◆ RECORD SET ◆
* Begin *
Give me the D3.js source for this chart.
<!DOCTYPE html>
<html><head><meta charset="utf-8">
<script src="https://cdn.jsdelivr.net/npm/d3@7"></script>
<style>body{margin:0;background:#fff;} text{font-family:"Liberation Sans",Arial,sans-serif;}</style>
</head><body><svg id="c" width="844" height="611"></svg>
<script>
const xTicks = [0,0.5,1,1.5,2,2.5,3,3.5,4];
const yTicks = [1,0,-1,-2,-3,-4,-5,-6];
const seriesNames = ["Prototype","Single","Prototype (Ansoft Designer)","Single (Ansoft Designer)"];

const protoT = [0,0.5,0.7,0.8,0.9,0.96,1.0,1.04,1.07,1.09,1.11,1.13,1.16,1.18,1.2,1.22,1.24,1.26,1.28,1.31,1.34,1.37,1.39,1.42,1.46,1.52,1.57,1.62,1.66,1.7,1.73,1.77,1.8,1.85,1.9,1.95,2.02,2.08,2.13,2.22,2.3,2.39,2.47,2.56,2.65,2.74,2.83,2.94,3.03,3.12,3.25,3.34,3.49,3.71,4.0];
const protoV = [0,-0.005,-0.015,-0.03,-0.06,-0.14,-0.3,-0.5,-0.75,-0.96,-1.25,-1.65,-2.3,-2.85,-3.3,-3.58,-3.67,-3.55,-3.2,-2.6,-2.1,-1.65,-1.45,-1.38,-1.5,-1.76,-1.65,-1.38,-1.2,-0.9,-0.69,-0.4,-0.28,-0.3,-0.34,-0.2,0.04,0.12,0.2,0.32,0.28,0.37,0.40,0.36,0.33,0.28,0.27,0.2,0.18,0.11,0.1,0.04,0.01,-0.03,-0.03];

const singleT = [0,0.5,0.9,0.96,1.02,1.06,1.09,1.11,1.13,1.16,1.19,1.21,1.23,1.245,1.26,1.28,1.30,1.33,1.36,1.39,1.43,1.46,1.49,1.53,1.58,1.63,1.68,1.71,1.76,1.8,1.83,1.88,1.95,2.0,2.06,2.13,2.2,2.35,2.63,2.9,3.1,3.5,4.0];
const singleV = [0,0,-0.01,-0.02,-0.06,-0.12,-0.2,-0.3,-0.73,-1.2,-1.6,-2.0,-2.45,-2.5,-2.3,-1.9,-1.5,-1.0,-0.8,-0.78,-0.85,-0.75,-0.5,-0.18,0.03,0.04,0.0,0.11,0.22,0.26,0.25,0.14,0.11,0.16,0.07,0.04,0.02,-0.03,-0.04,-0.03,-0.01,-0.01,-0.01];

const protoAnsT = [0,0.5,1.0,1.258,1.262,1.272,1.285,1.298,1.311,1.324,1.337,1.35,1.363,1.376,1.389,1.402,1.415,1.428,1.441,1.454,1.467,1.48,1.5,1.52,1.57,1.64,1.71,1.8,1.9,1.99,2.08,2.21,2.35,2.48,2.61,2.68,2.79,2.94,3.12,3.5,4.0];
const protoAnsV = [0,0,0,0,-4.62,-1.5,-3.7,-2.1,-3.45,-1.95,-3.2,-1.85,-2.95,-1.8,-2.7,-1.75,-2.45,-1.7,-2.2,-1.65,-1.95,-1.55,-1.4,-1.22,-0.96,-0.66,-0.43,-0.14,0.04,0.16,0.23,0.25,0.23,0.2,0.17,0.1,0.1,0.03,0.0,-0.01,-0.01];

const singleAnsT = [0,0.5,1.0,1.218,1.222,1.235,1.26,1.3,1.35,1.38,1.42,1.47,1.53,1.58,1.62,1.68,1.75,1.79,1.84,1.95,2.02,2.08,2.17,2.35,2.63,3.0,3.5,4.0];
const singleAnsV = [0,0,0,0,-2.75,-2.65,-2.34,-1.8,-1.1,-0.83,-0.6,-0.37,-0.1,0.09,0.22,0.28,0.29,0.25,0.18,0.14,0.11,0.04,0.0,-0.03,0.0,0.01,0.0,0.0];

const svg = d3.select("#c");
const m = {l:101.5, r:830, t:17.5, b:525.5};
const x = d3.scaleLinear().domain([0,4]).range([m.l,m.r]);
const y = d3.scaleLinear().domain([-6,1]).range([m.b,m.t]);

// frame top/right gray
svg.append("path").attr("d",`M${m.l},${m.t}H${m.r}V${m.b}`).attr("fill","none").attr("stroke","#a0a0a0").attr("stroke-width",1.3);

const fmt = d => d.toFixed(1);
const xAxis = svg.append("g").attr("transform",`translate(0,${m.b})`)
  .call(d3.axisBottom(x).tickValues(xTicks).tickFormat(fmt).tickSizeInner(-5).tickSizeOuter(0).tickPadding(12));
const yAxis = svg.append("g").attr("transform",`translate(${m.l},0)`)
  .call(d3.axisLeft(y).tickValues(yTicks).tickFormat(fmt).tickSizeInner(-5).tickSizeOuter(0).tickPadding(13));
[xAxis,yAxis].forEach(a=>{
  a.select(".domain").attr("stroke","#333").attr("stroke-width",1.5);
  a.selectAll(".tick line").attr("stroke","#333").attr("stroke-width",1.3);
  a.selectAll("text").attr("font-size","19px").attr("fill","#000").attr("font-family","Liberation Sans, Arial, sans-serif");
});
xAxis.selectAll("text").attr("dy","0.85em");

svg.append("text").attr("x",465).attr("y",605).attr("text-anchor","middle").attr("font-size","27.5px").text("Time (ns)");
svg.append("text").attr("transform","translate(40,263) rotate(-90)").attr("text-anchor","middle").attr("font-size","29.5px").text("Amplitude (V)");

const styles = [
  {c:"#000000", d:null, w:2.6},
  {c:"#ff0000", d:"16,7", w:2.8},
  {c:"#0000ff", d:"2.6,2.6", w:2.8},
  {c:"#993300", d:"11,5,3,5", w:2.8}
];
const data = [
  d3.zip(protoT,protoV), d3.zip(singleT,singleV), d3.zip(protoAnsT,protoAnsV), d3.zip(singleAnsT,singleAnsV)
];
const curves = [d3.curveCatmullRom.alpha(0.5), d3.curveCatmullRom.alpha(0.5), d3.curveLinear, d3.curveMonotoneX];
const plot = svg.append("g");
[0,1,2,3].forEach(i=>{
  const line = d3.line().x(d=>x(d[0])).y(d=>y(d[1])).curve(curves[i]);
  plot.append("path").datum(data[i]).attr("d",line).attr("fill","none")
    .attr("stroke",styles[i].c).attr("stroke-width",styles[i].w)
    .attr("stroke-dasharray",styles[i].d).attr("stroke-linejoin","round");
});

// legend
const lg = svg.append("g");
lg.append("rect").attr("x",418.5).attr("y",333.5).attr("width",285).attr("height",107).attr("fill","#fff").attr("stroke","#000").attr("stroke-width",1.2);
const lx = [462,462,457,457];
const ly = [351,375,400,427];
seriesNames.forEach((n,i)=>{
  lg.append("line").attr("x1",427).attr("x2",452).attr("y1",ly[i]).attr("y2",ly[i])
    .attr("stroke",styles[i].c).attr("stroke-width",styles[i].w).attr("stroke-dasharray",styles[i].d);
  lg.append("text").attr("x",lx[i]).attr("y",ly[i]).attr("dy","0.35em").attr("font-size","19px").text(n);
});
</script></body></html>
* End *
* Begin *
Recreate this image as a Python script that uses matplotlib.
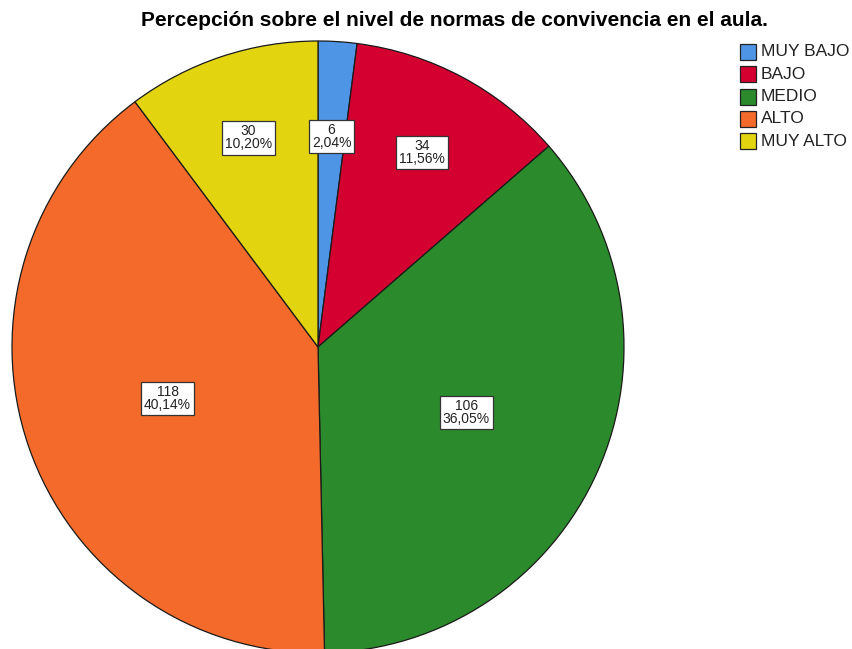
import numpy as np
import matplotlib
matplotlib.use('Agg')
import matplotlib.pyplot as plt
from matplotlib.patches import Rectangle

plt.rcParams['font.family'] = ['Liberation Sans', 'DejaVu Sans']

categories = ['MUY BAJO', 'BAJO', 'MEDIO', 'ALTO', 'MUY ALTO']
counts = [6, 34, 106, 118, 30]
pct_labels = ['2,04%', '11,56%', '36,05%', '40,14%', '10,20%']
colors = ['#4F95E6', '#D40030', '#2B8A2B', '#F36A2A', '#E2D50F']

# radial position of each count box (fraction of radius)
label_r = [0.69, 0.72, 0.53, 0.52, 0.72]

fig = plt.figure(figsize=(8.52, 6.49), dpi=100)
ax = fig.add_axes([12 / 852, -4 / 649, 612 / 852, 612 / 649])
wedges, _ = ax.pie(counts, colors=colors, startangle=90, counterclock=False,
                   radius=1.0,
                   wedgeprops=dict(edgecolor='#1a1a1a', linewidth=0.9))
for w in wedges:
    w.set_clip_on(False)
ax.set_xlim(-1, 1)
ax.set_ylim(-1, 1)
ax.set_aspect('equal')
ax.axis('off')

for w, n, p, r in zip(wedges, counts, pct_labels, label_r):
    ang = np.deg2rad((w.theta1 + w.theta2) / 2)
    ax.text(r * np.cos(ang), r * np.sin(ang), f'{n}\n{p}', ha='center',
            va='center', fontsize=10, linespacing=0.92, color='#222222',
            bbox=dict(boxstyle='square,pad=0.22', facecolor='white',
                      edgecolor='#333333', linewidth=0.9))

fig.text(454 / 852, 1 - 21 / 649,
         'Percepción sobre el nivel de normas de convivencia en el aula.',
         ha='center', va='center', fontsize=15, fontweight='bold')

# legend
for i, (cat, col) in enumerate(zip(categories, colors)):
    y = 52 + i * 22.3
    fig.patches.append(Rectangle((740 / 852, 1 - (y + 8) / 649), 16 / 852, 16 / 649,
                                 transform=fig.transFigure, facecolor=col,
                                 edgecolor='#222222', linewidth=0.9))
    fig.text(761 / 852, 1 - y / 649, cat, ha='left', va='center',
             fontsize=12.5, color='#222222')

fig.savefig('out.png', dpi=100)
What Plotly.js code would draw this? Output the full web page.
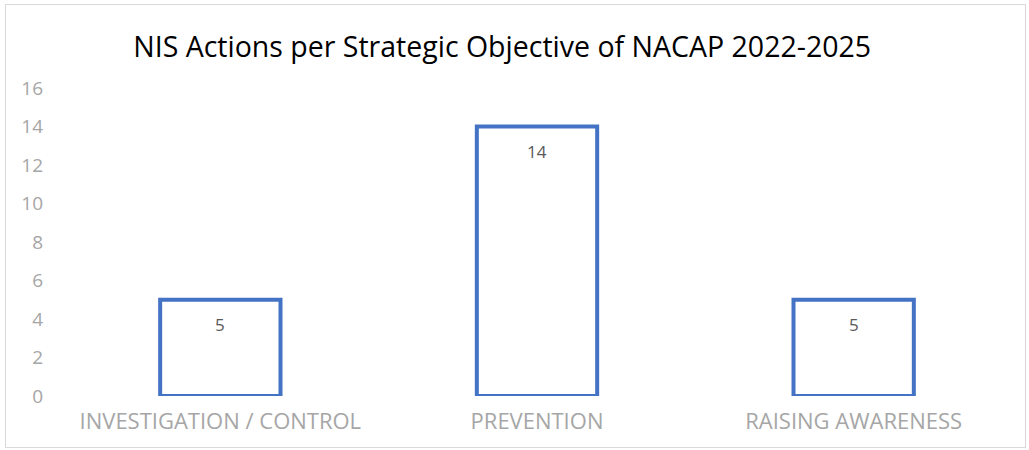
* End *
◆ TASK ◆
Reply with one number only: the count of lines in the entries that contain "script".

◆ REPLY ◆
4